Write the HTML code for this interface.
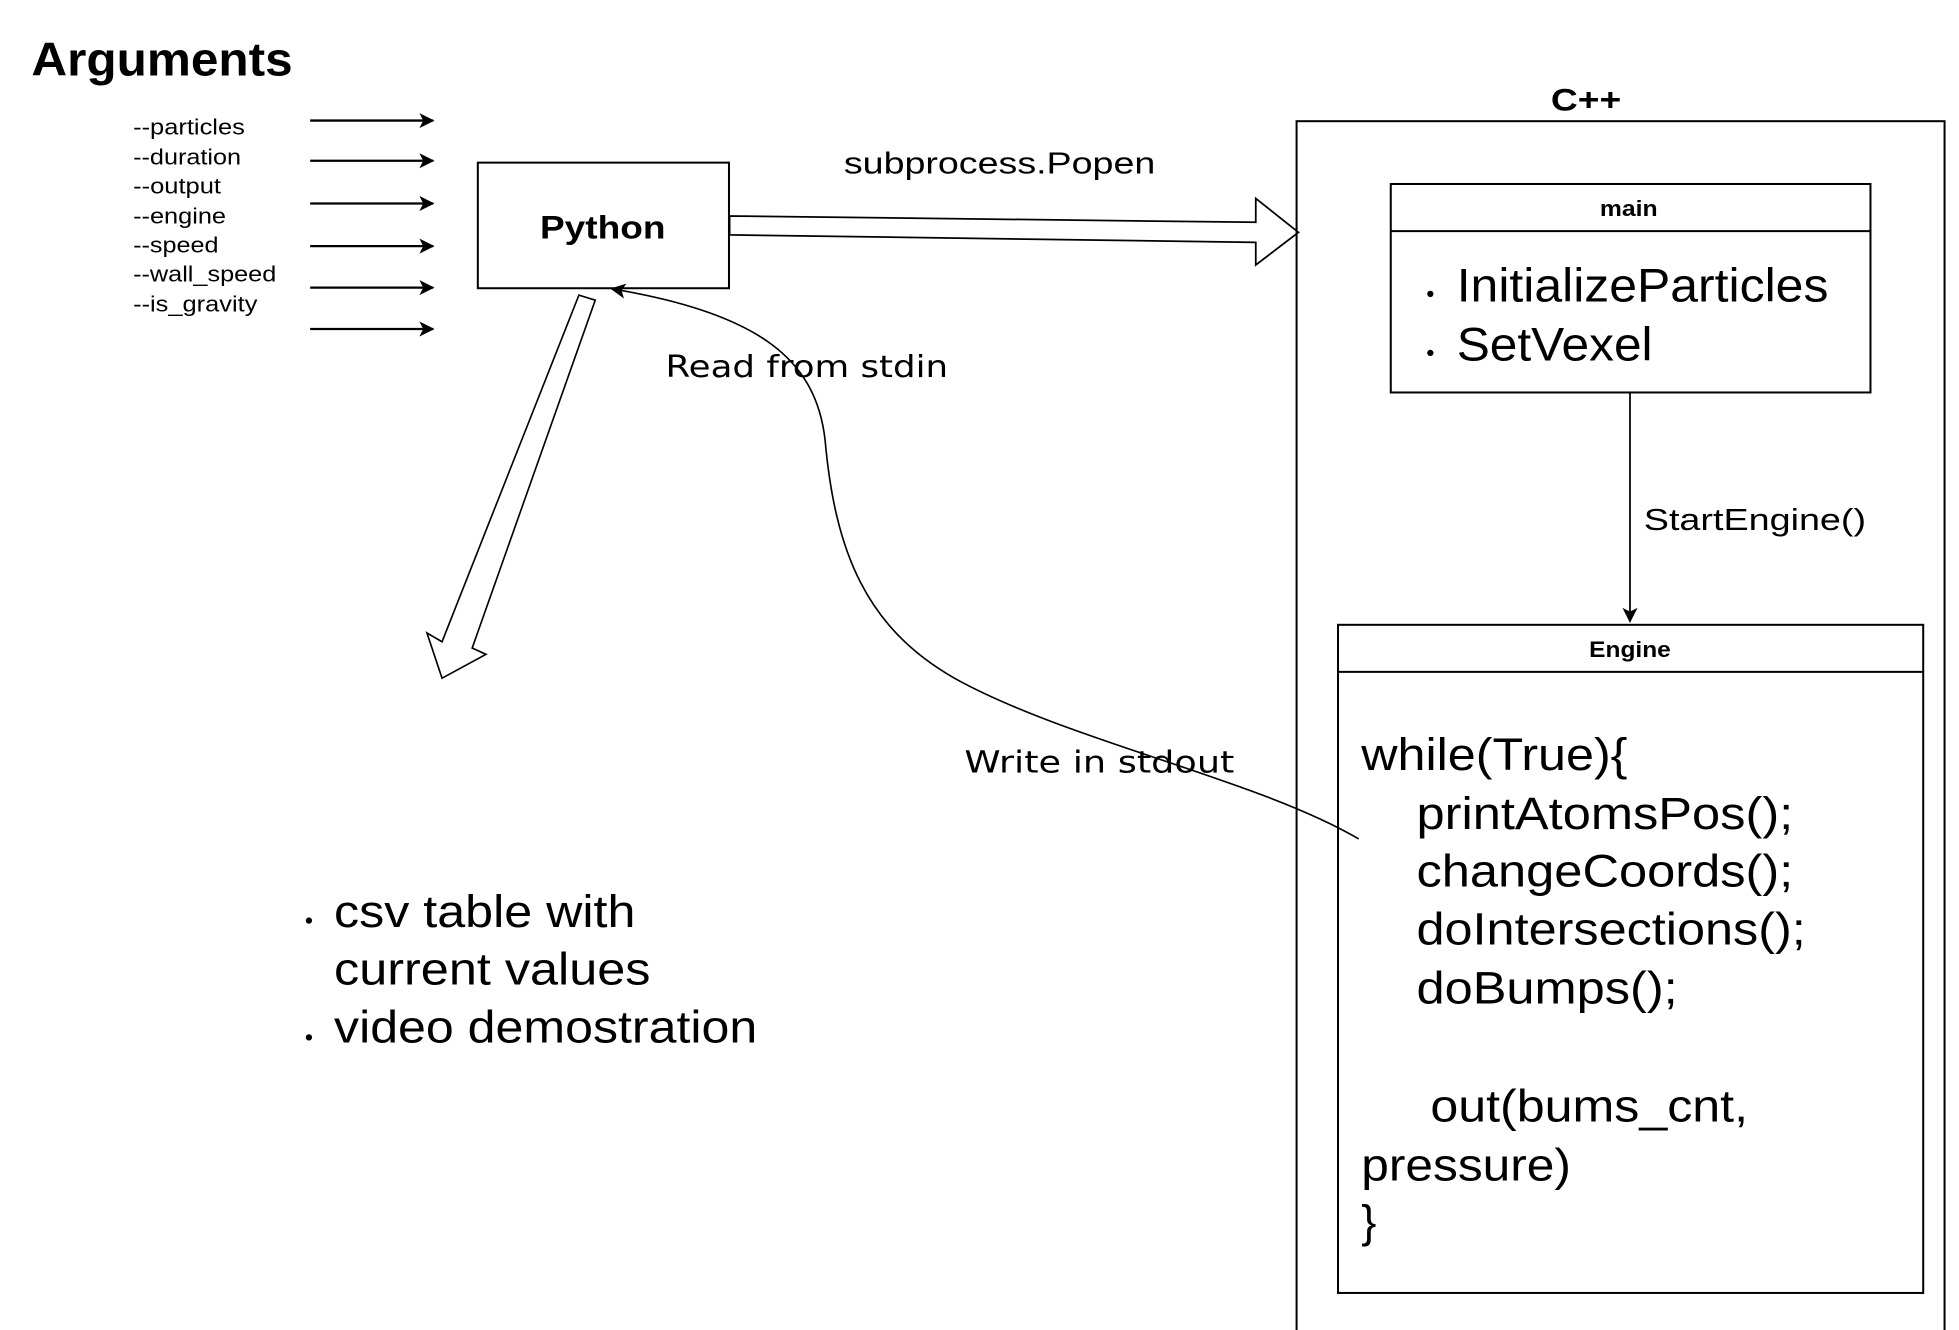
<!DOCTYPE html>
<html><head><meta charset="utf-8"><style>html,body{margin:0;padding:0;background:#fff}svg{display:block}</style></head>
<body>
<svg width="1959" height="1330" viewBox="0 0 1560 1059" preserveAspectRatio="none" xmlns="http://www.w3.org/2000/svg" font-family="Liberation Sans, sans-serif">
<defs>
<marker id="ah" markerWidth="12" markerHeight="12" refX="11" refY="6" orient="auto" markerUnits="userSpaceOnUse">
<path d="M0,0 L12,6 L0,12 L3,6 Z" fill="#000"/></marker>
</defs>
<rect width="1560" height="1059" fill="#fff"/>
<text x="25" y="60" font-size="38" font-weight="bold" textLength="208" lengthAdjust="spacingAndGlyphs">Arguments</text>
<g font-size="18">
<text x="106" y="107" textLength="89" lengthAdjust="spacingAndGlyphs">--particles</text>
<text x="106" y="131" textLength="86" lengthAdjust="spacingAndGlyphs">--duration</text>
<text x="106" y="154" textLength="70" lengthAdjust="spacingAndGlyphs">--output</text>
<text x="106" y="178" textLength="74" lengthAdjust="spacingAndGlyphs">--engine</text>
<text x="106" y="201" textLength="68" lengthAdjust="spacingAndGlyphs">--speed</text>
<text x="106" y="224" textLength="114" lengthAdjust="spacingAndGlyphs">--wall_speed</text>
<text x="106" y="248" textLength="99" lengthAdjust="spacingAndGlyphs">--is_gravity</text>
</g>
<g stroke="#000" stroke-width="1.8" marker-end="url(#ah)">
<line x1="247" y1="96" x2="345" y2="96"/>
<line x1="247" y1="128" x2="345" y2="128"/>
<line x1="247" y1="162" x2="345" y2="162"/>
<line x1="247" y1="196" x2="345" y2="196"/>
<line x1="247" y1="229" x2="345" y2="229"/>
<line x1="247" y1="262" x2="345" y2="262"/>
</g>
<rect x="380.5" y="129.5" width="200" height="100" fill="none" stroke="#000" stroke-width="1.6"/>
<text x="480" y="190" font-size="26" font-weight="bold" text-anchor="middle" textLength="100" lengthAdjust="spacingAndGlyphs">Python</text>
<text x="672" y="138" font-size="24" textLength="248" lengthAdjust="spacingAndGlyphs">subprocess.Popen</text>
<polygon points="581,172 1000,177 1000,158 1034,185 1000,211 1000,193 581,187" fill="#fff" stroke="#000" stroke-width="1.4"/>
<text x="1263" y="88" font-size="25" font-weight="bold" text-anchor="middle" textLength="56" lengthAdjust="spacingAndGlyphs">C++</text>
<rect x="1032.5" y="96.5" width="516" height="966" fill="none" stroke="#000" stroke-width="1.6"/>
<rect x="1107.5" y="146.5" width="382" height="166" fill="none" stroke="#000" stroke-width="1.6"/>
<line x1="1107" y1="184" x2="1490" y2="184" stroke="#000" stroke-width="1.6"/>
<text x="1297" y="172" font-size="18" font-weight="bold" text-anchor="middle" textLength="46" lengthAdjust="spacingAndGlyphs">main</text>
<circle cx="1139" cy="234" r="2.5"/><circle cx="1139" cy="281" r="2.5"/>
<text x="1160" y="240" font-size="38" textLength="296" lengthAdjust="spacingAndGlyphs">InitializeParticles</text>
<text x="1160" y="287" font-size="38" textLength="156" lengthAdjust="spacingAndGlyphs">SetVexel</text>
<line x1="1298" y1="313" x2="1298" y2="495" stroke="#000" stroke-width="1.4" marker-end="url(#ah)"/>
<text x="1309" y="422" font-size="24" textLength="177" lengthAdjust="spacingAndGlyphs">StartEngine()</text>
<rect x="1065.5" y="497.5" width="466" height="532" fill="none" stroke="#000" stroke-width="1.6"/>
<line x1="1065" y1="535" x2="1532" y2="535" stroke="#000" stroke-width="1.6"/>
<text x="1298" y="523" font-size="18" font-weight="bold" text-anchor="middle" textLength="65" lengthAdjust="spacingAndGlyphs">Engine</text>
<g font-size="36">
<text x="1084" y="613" textLength="212" lengthAdjust="spacingAndGlyphs">while(True){</text>
<text x="1128" y="660" textLength="300" lengthAdjust="spacingAndGlyphs">printAtomsPos();</text>
<text x="1128" y="706" textLength="300" lengthAdjust="spacingAndGlyphs">changeCoords();</text>
<text x="1128" y="752" textLength="310" lengthAdjust="spacingAndGlyphs">doIntersections();</text>
<text x="1128" y="799" textLength="208" lengthAdjust="spacingAndGlyphs">doBumps();</text>
<text x="1139" y="893" textLength="253" lengthAdjust="spacingAndGlyphs">out(bums_cnt,</text>
<text x="1084" y="940" textLength="167" lengthAdjust="spacingAndGlyphs">pressure)</text>
<text x="1084" y="985">}</text>
</g>
<polygon points="461,235 474,239 376,516 387,521 352,540 340,504 352,511" fill="#fff" stroke="#000" stroke-width="1.3"/>
<path d="M1082,668 C1000,620 850,590 760,540 C690,500 665,440 657,350 C650,290 610,250 487,230" fill="none" stroke="#000" stroke-width="1.3" marker-end="url(#ah)"/>
<text x="530" y="300" font-size="24" font-family="DejaVu Sans, sans-serif" textLength="225" lengthAdjust="spacingAndGlyphs">Read from stdin</text>
<text x="768" y="615" font-size="24" font-family="DejaVu Sans, sans-serif" textLength="215" lengthAdjust="spacingAndGlyphs">Write in stdout</text>
<circle cx="246" cy="733" r="2.5"/><circle cx="246" cy="826" r="2.5"/>
<g font-size="36">
<text x="266" y="738" textLength="240" lengthAdjust="spacingAndGlyphs">csv table with</text>
<text x="266" y="784" textLength="252" lengthAdjust="spacingAndGlyphs">current values</text>
<text x="266" y="830" textLength="337" lengthAdjust="spacingAndGlyphs">video demostration</text>
</g>
</svg>
</body></html>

++++++

## EXERCISE BRIEF
Search the data for the word "Write" and copy each line where it appears.

## RESPONSE FOR THIS EXERCISE
Write the HTML code for this interface.
<text x="768" y="615" font-size="24" font-family="DejaVu Sans, sans-serif" textLength="215" lengthAdjust="spacingAndGlyphs">Write in stdout</text>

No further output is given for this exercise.